Why the terrible results?

Part of the problem is investment “advisers” (aka “salesmen”) who push poor products, such as expensive but poorly performing mutual funds  but small investors suffer from three crippling bad habits.

The first is failing to focus a high-performance investment strategy. Here’s the worst-kept secret in investing: There are outstanding investment strategies out there of which any small investor can take advantage. Unfortunately, most investors lack direction. They flip from one strategy to another, buy a couple of stocks from a number of different strategies (failing to understand proper portfolio construction) or fail to look for stocks that fit a particular strategy at all. Even worse, many individual investors have fallen into the Warren Buffett trap by trying to buy the same sort of companies he does.

All of this is a recipe for terrible long-term returns. Since 2010, I selected net-net stock investing as my bread and butter. This strategy is probably the most widely studied of Graham’s classic investing strategies and consistently produces the highest returns of any deep value strategy out there.

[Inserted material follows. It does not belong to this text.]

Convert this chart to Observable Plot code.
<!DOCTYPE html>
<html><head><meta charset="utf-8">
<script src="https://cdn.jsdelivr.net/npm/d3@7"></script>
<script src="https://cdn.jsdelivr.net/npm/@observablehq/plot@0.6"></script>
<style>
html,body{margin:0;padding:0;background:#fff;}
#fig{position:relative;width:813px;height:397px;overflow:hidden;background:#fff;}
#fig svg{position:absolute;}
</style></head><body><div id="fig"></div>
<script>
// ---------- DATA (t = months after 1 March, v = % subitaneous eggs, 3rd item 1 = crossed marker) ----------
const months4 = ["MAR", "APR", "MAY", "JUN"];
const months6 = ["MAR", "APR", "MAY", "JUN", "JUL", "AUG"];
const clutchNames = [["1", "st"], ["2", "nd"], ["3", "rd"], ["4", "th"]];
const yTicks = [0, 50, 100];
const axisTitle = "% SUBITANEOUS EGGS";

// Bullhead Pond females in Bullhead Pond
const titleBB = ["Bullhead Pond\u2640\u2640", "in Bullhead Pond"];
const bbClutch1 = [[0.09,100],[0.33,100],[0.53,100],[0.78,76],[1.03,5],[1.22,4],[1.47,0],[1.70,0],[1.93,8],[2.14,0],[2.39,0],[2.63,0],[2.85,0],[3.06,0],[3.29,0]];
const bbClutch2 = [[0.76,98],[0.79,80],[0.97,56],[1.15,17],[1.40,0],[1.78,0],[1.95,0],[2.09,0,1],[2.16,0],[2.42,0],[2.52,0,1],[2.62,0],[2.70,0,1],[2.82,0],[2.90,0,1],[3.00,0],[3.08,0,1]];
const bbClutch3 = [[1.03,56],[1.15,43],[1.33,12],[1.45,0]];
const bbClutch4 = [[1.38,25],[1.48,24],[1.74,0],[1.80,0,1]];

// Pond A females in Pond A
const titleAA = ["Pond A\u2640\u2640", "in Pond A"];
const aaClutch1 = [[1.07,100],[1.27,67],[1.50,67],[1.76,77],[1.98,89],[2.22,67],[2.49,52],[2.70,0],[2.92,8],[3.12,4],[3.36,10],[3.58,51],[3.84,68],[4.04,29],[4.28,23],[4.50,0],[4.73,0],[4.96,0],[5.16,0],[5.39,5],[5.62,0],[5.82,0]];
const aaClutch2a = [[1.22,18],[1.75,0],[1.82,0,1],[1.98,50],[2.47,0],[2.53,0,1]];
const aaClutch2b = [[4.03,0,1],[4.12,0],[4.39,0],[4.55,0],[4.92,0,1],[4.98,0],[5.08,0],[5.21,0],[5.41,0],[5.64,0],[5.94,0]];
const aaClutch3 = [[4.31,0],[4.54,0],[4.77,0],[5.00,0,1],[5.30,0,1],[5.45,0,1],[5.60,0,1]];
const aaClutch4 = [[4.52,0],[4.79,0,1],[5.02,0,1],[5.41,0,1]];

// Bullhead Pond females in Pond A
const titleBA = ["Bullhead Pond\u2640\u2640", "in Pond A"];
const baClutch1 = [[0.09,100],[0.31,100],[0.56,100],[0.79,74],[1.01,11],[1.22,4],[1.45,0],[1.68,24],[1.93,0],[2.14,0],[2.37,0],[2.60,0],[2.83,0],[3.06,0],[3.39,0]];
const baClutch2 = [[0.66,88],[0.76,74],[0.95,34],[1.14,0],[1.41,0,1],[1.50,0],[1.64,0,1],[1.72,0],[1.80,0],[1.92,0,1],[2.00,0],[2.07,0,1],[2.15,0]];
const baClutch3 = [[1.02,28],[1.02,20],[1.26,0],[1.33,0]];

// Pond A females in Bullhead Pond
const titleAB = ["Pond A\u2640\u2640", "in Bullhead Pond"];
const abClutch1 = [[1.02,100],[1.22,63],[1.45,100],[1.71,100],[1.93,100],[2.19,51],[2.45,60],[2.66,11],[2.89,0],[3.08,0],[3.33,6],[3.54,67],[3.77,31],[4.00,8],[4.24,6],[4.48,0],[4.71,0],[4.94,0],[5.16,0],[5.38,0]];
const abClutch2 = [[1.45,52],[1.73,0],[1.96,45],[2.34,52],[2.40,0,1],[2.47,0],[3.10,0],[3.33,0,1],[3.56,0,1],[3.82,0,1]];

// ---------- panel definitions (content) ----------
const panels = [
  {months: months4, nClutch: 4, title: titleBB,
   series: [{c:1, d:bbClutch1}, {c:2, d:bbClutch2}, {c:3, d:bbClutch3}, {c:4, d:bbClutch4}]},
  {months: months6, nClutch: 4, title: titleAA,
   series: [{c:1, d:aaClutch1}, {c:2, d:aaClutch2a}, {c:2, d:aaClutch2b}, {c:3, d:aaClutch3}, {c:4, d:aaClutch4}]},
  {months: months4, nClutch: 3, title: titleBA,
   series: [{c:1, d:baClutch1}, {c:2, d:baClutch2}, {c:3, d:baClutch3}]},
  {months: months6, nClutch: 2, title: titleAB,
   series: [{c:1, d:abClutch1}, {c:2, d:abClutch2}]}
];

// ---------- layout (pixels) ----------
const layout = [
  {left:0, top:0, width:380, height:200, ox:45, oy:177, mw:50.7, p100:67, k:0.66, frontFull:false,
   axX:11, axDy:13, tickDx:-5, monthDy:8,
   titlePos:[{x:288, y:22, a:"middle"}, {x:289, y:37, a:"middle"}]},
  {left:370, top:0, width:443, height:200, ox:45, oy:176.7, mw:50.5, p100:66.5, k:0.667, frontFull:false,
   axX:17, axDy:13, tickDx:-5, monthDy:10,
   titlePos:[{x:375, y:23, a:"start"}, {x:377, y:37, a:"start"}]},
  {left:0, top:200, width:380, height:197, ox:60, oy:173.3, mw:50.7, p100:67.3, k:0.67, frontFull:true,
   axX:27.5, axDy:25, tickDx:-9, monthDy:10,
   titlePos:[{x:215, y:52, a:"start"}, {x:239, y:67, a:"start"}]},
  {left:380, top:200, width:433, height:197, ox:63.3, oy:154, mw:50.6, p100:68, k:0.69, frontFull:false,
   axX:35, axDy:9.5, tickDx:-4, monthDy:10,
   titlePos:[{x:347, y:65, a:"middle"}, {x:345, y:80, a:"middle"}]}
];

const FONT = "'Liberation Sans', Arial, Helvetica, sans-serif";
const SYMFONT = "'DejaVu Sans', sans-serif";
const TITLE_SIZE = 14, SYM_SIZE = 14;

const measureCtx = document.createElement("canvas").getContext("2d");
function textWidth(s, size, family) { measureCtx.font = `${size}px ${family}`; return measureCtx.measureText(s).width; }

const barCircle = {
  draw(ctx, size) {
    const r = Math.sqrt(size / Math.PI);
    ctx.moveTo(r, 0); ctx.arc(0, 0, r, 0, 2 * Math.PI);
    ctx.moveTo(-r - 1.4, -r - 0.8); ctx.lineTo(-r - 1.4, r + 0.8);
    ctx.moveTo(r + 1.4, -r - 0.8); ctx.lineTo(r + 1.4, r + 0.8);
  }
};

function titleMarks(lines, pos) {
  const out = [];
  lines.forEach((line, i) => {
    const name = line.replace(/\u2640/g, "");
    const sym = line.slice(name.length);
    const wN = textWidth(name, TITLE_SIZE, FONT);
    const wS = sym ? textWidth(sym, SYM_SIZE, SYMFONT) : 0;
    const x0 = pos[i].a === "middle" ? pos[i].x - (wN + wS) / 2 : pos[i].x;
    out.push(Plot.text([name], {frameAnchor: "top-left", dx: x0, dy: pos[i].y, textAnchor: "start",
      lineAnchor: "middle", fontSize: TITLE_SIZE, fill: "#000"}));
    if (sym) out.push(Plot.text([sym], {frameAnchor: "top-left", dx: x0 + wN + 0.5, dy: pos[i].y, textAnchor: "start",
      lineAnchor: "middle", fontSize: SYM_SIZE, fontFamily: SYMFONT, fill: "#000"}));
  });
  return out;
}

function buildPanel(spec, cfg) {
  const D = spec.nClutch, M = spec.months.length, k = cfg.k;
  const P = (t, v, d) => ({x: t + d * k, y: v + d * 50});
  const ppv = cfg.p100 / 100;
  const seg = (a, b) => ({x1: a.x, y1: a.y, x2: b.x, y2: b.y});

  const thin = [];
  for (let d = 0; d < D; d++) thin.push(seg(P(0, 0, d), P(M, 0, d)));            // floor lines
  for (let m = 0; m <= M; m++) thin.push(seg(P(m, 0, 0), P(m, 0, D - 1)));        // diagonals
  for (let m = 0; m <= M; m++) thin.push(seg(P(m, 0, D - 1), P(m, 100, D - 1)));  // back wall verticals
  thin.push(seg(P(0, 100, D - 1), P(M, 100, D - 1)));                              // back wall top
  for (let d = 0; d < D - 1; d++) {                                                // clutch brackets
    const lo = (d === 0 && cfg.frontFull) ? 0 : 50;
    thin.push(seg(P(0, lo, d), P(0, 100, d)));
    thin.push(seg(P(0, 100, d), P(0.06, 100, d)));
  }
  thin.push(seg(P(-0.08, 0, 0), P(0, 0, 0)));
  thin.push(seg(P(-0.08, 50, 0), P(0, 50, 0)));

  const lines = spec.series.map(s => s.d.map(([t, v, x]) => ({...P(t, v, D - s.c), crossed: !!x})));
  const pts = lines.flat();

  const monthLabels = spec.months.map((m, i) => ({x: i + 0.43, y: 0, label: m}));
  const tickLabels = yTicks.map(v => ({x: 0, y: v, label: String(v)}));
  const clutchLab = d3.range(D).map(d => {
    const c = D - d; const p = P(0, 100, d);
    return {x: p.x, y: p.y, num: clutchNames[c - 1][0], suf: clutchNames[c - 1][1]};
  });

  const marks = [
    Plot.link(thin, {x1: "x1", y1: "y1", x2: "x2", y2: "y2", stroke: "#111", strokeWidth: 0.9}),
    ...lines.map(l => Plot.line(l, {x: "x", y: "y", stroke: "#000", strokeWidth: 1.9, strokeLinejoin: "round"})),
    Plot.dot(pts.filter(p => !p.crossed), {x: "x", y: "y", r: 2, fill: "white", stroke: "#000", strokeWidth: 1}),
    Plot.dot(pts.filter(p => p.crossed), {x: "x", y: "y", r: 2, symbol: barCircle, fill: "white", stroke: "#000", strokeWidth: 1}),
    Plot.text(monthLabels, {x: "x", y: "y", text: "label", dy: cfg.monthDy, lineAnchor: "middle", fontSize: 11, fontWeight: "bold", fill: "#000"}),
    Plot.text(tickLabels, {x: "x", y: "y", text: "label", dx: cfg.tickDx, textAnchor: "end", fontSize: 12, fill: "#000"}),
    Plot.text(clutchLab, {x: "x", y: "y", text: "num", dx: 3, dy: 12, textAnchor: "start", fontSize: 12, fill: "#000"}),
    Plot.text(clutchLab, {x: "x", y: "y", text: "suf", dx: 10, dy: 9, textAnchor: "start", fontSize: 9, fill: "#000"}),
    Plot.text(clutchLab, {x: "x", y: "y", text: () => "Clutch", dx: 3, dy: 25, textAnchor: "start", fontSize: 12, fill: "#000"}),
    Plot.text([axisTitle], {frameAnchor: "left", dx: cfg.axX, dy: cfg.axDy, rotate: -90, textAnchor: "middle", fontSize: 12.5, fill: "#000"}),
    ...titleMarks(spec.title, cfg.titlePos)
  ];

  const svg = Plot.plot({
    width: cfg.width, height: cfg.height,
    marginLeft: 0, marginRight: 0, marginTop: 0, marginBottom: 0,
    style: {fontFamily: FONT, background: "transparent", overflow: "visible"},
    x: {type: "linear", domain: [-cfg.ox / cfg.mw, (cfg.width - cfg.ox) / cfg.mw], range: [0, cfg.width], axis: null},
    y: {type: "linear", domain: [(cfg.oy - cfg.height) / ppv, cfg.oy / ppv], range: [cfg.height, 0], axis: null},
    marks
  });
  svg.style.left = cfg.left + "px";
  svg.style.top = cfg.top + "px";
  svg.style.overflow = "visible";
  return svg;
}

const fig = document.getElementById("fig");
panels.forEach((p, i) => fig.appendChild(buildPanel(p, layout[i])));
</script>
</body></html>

After stumbling onto the strategy in 2010, I spent the next few years dissecting it to figure out what makes it tick and how I could exploit it to earn the best returns and retire early. Since then, I’ve shared a lot of what I’ve learned in order to help others do the same.

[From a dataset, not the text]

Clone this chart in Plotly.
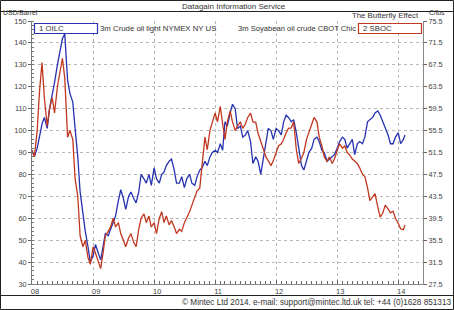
import plotly.graph_objects as go

# ---------------- data ----------------
years = [2008, 2009, 2010, 2011, 2012, 2013]
dates = []
for yr in years:
    for m in range(1, 13):
        dates.append(f"{yr}-{m:02d}-01")
        dates.append(f"{yr}-{m:02d}-15")
dates += ["2014-01-01", "2014-01-15", "2014-02-01", "2014-02-10"]

# 3m Crude oil light NYMEX (USD/Barrel) - semi-monthly readings
oilc = [
    # 2008
    91, 88, 92, 97, 103, 106, 101, 110, 116, 122, 130, 136,
    142, 144, 123, 117, 113, 101, 88, 72, 62, 54, 47, 40,
    # 2009
    43, 48, 44, 41, 47, 53, 52, 55, 58, 61, 68, 73,
    69, 64, 70, 72, 69, 67, 72, 80, 78, 76, 80, 75,
    # 2010
    83, 78, 76, 80, 81, 84, 86, 87, 82, 76, 76, 79,
    74, 78, 80, 76, 75, 79, 82, 83, 86, 84, 88, 90,
    # 2011
    91, 90, 94, 91, 104, 102, 108, 112, 110, 101, 102, 97,
    98, 100, 95, 85, 88, 86, 80, 86, 94, 101, 100, 96,
    # 2012
    101, 100, 98, 104, 107, 106, 104, 105, 99, 92, 84, 82,
    86, 90, 92, 96, 97, 95, 91, 90, 86, 87, 88, 89,
    # 2013
    92, 95, 97, 96, 92, 94, 96, 89, 94, 95, 94, 97,
    104, 105, 106, 108, 109, 107, 104, 101, 98, 94, 94, 97,
    # 2014
    99, 94, 96, 98,
]

# 3m Soyabean oil crude CBOT (c/lbs)
sboc = [
    # 2008
    51.9, 50.7, 55.5, 62.7, 67.9, 61.5, 56.3, 59.5, 61.5, 58.7, 63.5, 65.9,
    68.7, 65.1, 54.3, 55.5, 53.9, 46.7, 43.5, 36.3, 34.3, 35.5, 32.3, 31.1,
    # 2009
    34.3, 33.1, 31.5, 30.3, 33.1, 36.3, 37.1, 37.9, 39.5, 37.9, 38.7, 36.7,
    35.5, 34.3, 35.9, 36.7, 35.1, 34.3, 37.5, 39.5, 40.3, 38.7, 39.9, 37.9,
    # 2010
    38.7, 36.7, 39.5, 40.7, 38.7, 39.9, 38.3, 39.1, 37.9, 36.7, 37.5, 37.1,
    38.7, 39.5, 40.7, 41.9, 43.5, 44.5, 45.0, 49.5, 54.3, 52.0, 55.5, 57.0,
    # 2011
    58.7, 57.1, 59.9, 56.7, 53.9, 57.1, 59.1, 57.1, 55.5, 56.3, 57.1, 55.9,
    56.7, 57.9, 58.7, 57.1, 57.0, 55.0, 53.5, 52.0, 50.7, 50.0, 49.1, 50.0,
    # 2012
    51.5, 52.7, 53.1, 53.9, 55.1, 55.9, 56.0, 57.1, 52.0, 49.5, 50.5, 51.5,
    53.9, 55.1, 56.7, 57.9, 57.1, 54.3, 52.7, 50.7, 49.9, 50.7, 49.5, 50.3,
    # 2013
    51.9, 53.1, 52.3, 52.7, 51.5, 51.1, 50.3, 49.9, 49.5, 48.7, 47.5, 47.1,
    45.1, 42.7, 43.5, 44.0, 41.5, 39.7, 40.5, 41.9, 41.2, 40.5, 40.8, 39.5,
    # 2014
    38.6, 37.6, 37.4, 38.3,
]

year_ticks = ["2008-01-01", "2009-01-01", "2010-01-01", "2011-01-01",
              "2012-01-01", "2013-01-01", "2014-01-01"]
year_labels = ["08", "09", "10", "11", "12", "13", "14"]
left_ticks = [30, 40, 50, 60, 70, 80, 90, 100, 110, 120, 130, 140, 150]
right_ticks = [27.5, 31.5, 35.5, 39.5, 43.5, 47.5, 51.5, 55.5, 59.5, 63.5, 67.5, 71.5, 75.5]

# ---------------- layout helpers ----------------
W, H = 454, 310
L, R, T, B = 32, 423, 21, 284


def PX(x):
    return (x - L) / (R - L)


def PY(y):
    return (B - y) / (B - T)


BLUE = "#2632b0"
RED = "#c2371f"
FONT = "Liberation Sans, Arial, sans-serif"
TXT = "#333333"

fig = go.Figure()
fig.add_trace(go.Scatter(x=dates, y=oilc, mode="lines", line=dict(color=BLUE, width=1.3),
                         name="1 OILC", yaxis="y"))
fig.add_trace(go.Scatter(x=dates, y=sboc, mode="lines", line=dict(color=RED, width=1.3),
                         name="2 SBOC", yaxis="y2"))

fig.update_layout(
    width=W, height=H, autosize=False,
    margin=dict(l=L, r=W - R, t=T, b=H - B),
    paper_bgcolor="white", plot_bgcolor="white",
    showlegend=False,
    font=dict(family=FONT, size=7.5, color=TXT),
    xaxis=dict(
        type="date", range=["2008-01-01", "2014-05-29"],
        tickvals=year_ticks, ticktext=year_labels, ticklabelshift=3,
        showgrid=True, gridcolor="#b8b8b8", griddash="dot", gridwidth=1,
        showline=True, linecolor="#888888", linewidth=1,
        ticks="inside", ticklen=4, tickcolor="#666666",
        minor=dict(dtick="M1", ticks="inside", ticklen=3, tickcolor="#666666", showgrid=False),
        zeroline=False, tickfont=dict(size=7.5, color="#444"),
    ),
    yaxis=dict(
        range=[30, 150], tickvals=left_ticks,
        showgrid=True, gridcolor="#b8b8b8", griddash="dot", gridwidth=1,
        showline=True, linecolor="#777777", linewidth=1,
        ticks="outside", ticklen=3, tickcolor="#666666",
        minor=dict(dtick=2, ticks="inside", ticklen=2, tickcolor="#777777", showgrid=False),
        zeroline=False, tickfont=dict(size=7.3, color="#444"),
    ),
    yaxis2=dict(
        range=[27.5, 75.5], tickvals=right_ticks, ticktext=[f"{v:.1f}" for v in right_ticks],
        overlaying="y", side="right", showgrid=False,
        showline=True, linecolor="#888888", linewidth=1,
        ticks="outside", ticklen=3, tickcolor="#666666",
        zeroline=False, tickfont=dict(size=7.3, color="#444"),
    ),
)

shapes = [
    # outer frame
    dict(type="rect", xref="paper", yref="paper", x0=PX(0.5), x1=PX(453.5), y0=PY(309.5), y1=PY(0.5),
         line=dict(color="#222222", width=1)),
    # title separator
    dict(type="line", xref="paper", yref="paper", x0=PX(0.5), x1=PX(453.5), y0=PY(11.5), y1=PY(11.5),
         line=dict(color="#222222", width=1)),
    # footer separator
    dict(type="line", xref="paper", yref="paper", x0=PX(0.5), x1=PX(453.5), y0=PY(295.5), y1=PY(295.5),
         line=dict(color="#222222", width=1)),
    # legend boxes
    dict(type="rect", xref="paper", yref="paper", x0=PX(34.5), x1=PX(97.5), y0=PY(33.5), y1=PY(23.5),
         line=dict(color=BLUE, width=1.2), fillcolor="white", layer="above"),
    dict(type="rect", xref="paper", yref="paper", x0=PX(358.5), x1=PX(421.5), y0=PY(33.5), y1=PY(23.5),
         line=dict(color=RED, width=1.2), fillcolor="white", layer="above"),
]
fig.update_layout(shapes=shapes)


def ann(text, x, y, xanchor="left", size=7.8, color=TXT, yanchor="middle"):
    fig.add_annotation(text=text, xref="paper", yref="paper", x=PX(x), y=PY(y),
                       xanchor=xanchor, yanchor=yanchor, showarrow=False,
                       font=dict(family=FONT, size=size, color=color), borderpad=0)


ann("Datagain Information Service", 234, 6, xanchor="center", size=8)
ann("USD/Barrel", 2, 17.2, size=6.8, yanchor="bottom")
ann("The Butterfly Effect", 420, 15.5, xanchor="right")
ann("C/lbs", 428, 16.8, size=6.8, yanchor="bottom")
ann("1 OILC", 38, 28.5)
ann("3m Crude oil light NYMEX NY US", 99, 28.5)
ann("3m Soyabean oil crude CBOT Chic", 237, 28.5, size=7.6)
ann("2 SBOC", 362, 28.5)
ann("© Mintec Ltd 2014. e-mail: support@mintec.ltd.uk tel: +44 (0)1628 851313", 452, 302,
    xanchor="right", size=8.2)

fig.write_html("out.html")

My decision really paid off allowing me to earn a compound annual return over 25%. Still, there are other great strategies out there, strategies that have a history of beating the market by wide margins. They all have their roots in solid Graham-styled investing and are generally referred to as deep value.

Why don’t more investors select high performance strategies? In short, investor psychology. A lot of the highest performance strategies focus on buying ugly, beaten up, terrible companies. They’ve often lost over half of their revenue and have seen their stock prices drop by 80% or 90%. It’s pretty obvious why these stocks trigger an investor’s gag reflex. Unfortunately, a great business and a great investment are not the same thing.

As John Templeton said, if you invest the way everybody else invests, you can’t expect to beat the market. Solid investment requires following a great strategy and to do so often requires buying when other investors are running from the stock. To earn great returns, learn about investor psychology and strengthen your emotional intelligence so you can leverage the best deep value strategies available.

The third crippling mistake small investors make is failing to stick to an investment strategy. Just because an investment strategy produces outstanding returns does not mean that the strategy will beat the market or even produce positive returns each and every year. Investors either don’t understand this or lack the psychological strength to stick to a winning strategy when it underperforms.

Unfortunately, investors tend to jump ship right before a strategy starts to regain its footing and produce great returns again; and they tend to transition to hot strategies just before those strategies start to underperform. It would have been much better to just stay put and wait for the strategy to start producing market crushing returns again. Consistency is key.

Earning market-beating returns is much easier than most investors think, but it does take a shift in thinking and some personal development. Selecting a high performance deep value strategy, developing strong emotional temperament and sticking to that strategy through thick and thin are all part of it. Ultimately, if you’ve suffered a history of poor investment returns, then you need to radically rethink what you’re doing.